Strikers work with colleagues who stayed

Some try to preserve prestrike friendships, while others resent the “scabs” who kept their jobs and paychecks.

Jake Weyer

One week after returning to work, clerical employees once separated by picket lines are now working alongside each other again.

Throughout the 15-day strike by the American Federation of State, County and Municipal Employees Locals 3800 and 3801 – the unions representing approximately 1,900 clerical workers on four University campuses – more than half of the University clerical workers went to work each day. The unions were on strike over proposed health-care cost increases, wage freezes and benefits reductions.

Union members who crossed the picket lines upset some employees, but others have no hard feelings, even though all union members will receive the same contract regardless of whether they went on strike.

“It’s important for us to have good relationships with our co-workers now so next time in negotiations there will be a stronger effort to get a better contract,” said Danielle Gordanier, a medical transcriptionist for Boynton Health Service and an AFSCME Local 3800 member.

Gordanier said she is friends with her colleagues and she was willing to strike for those who could not. Gordanier said she has no hard feelings toward those who crossed picket lines.

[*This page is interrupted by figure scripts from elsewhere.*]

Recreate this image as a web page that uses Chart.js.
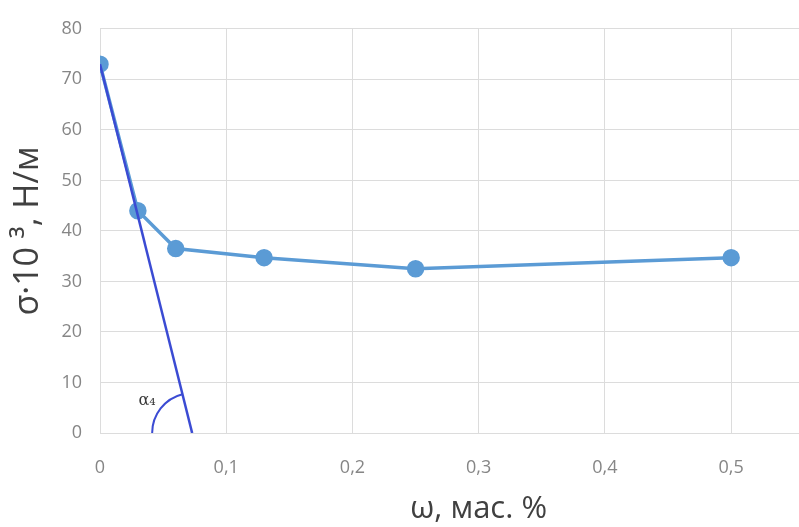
<!DOCTYPE html>
<html>
<head>
<meta charset="utf-8">
<script src="https://cdn.jsdelivr.net/npm/chart.js@4"></script>
<style>
  html, body { margin: 0; padding: 0; background: #fff; overflow: hidden; }
  #wrap { width: 799px; height: 527px; overflow: hidden; position: relative; }
</style>
</head>
<body>
<!-- the reference is cropped on the right, so the canvas is wider than the page -->
<div id="wrap"><canvas id="chart" width="894" height="527"></canvas></div>
<script>
// data
const massFraction = [0, 0.03, 0.06, 0.13, 0.25, 0.5];
const surfaceTension = [73, 44, 36.5, 34.7, 32.5, 34.7];
// tangent at the first point, down to the x axis
const tangentX = [0, 0.073];
const tangentY = [73, 0];
const xTicks = [0, 0.1, 0.2, 0.3, 0.4, 0.5, 0.6];
const yTicks = [0, 10, 20, 30, 40, 50, 60, 70, 80];
const angleLabel = 'α₄';

const colorSeries = '#5b9bd5';
const colorTangent = '#3b4bd3';
const gridColor = '#dcdcdc';
const tickColor = '#868686';
const font = "'Open Sans', sans-serif";

// angle arc where the tangent meets the x axis
const angleArc = {
    id: 'angleArc',
    afterDatasetsDraw(chart) {
        const { ctx, scales: { x, y } } = chart;
        const cx = x.getPixelForValue(tangentX[1]);
        const cy = y.getPixelForValue(tangentY[1]);
        const tx = x.getPixelForValue(tangentX[0]);
        const ty = y.getPixelForValue(tangentY[0]);
        const end = Math.atan2(ty - cy, tx - cx) + Math.PI * 2;
        ctx.save();
        ctx.beginPath();
        ctx.arc(cx, cy, 40, Math.PI, end);
        ctx.strokeStyle = colorTangent;
        ctx.lineWidth = 2;
        ctx.stroke();
        ctx.fillStyle = '#3a3a3a';
        ctx.font = "16px 'DejaVu Serif', serif";
        ctx.textAlign = 'center';
        ctx.textBaseline = 'middle';
        ctx.fillText(angleLabel, cx - 45, cy - 32);
        ctx.restore();
    }
};

new Chart(document.getElementById('chart'), {
    type: 'scatter',
    data: {
        datasets: [
            {
                data: massFraction.map((v, i) => ({ x: v, y: surfaceTension[i] })),
                showLine: true,
                borderColor: colorSeries,
                backgroundColor: colorSeries,
                borderWidth: 3.5,
                pointRadius: 7,
                pointHoverRadius: 7,
                order: 2
            },
            {
                data: tangentX.map((v, i) => ({ x: v, y: tangentY[i] })),
                showLine: true,
                borderColor: colorTangent,
                borderWidth: 2.5,
                pointRadius: 0,
                order: 1
            }
        ]
    },
    options: {
        responsive: false,
        animation: false,
        layout: { padding: { top: 20, right: 0, left: 0, bottom: 0 } },
        plugins: {
            legend: { display: false },
            tooltip: { enabled: false }
        },
        scales: {
            x: {
                type: 'linear',
                min: 0,
                max: 0.6,
                afterBuildTicks: (s) => { s.ticks = xTicks.map(v => ({ value: v })); },
                afterFit: (s) => { s.height = 94; },
                grid: { color: gridColor, drawTicks: false },
                border: { color: gridColor },
                ticks: {
                    color: tickColor,
                    padding: 24,
                    font: { family: font, size: 18 },
                    callback: (v) => String(v).replace('.', ',')
                },
                title: {
                    display: true,
                    text: 'ω, мас. %',
                    color: '#404040',
                    font: { family: font, size: 31, lineHeight: 1 },
                    padding: { top: 0, bottom: 2 }
                }
            },
            y: {
                min: 0,
                max: 80,
                afterBuildTicks: (s) => { s.ticks = yTicks.map(v => ({ value: v })); },
                afterFit: (s) => { s.width = 100; },
                grid: { color: gridColor, drawTicks: false },
                border: { color: gridColor },
                ticks: {
                    color: tickColor,
                    padding: 18,
                    font: { family: font, size: 18 }
                },
                title: {
                    display: true,
                    text: 'σ·10 ³, Н/м',
                    color: '#404040',
                    font: { family: font, size: 34, lineHeight: 1.2 },
                    padding: { top: 8, bottom: 0 }
                }
            }
        }
    },
    plugins: [angleArc]
});
</script>
</body>
</html>
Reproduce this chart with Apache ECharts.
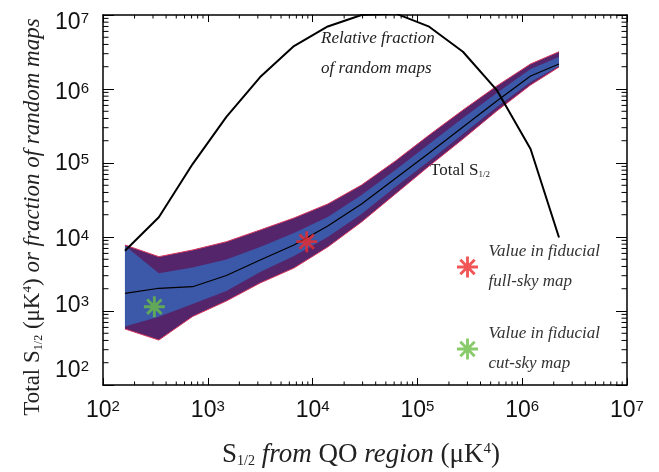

“Personally, I just don’t like to argue,” she said. “There are some things that you just don’t argue with your friends about.”

Teresa Emde, an accounts specialist in the chemistry department, said out of three AFSCME Local 3800 members in her office, she was one of two who went on strike. She said there were no problems returning to work.

“We’re all pretty cool about the whole thing,” she said.

But not all clerical workers feel the same.

Lynne Johnsrud, a principal administrative specialist in the chemistry department, said some AFSCME Local 3800 members resent clerical workers who crossed the picket lines or were on strike but did not picket.

Johnsrud said she has casually encountered two AFSCME Local 3800 members who crossed the picket line since she returned.

“I greeted them,” she said. “But I was reserved.”

Johnsrud said she spoke with another union member who crossed the picket line and both handled themselves professionally.

“My hope is that we can all be professional and time will heal,” she said.

She said the strike was an energizing experience that formed camaraderie and new friendships.

“I feel that the people who didn’t participate missed out on all that,” she said.

“I don’t care to ever talk to someone who has crossed the picket line again. Ever,” said Kay Berzak, an outpatient clinic assistant for Boynton Health Service and a member of AFSCME Local 3260, the union representing more than 170 University health-care workers.

“Anyone who scabbed is now a ghost,” she said. “I don’t deal with ghosts.”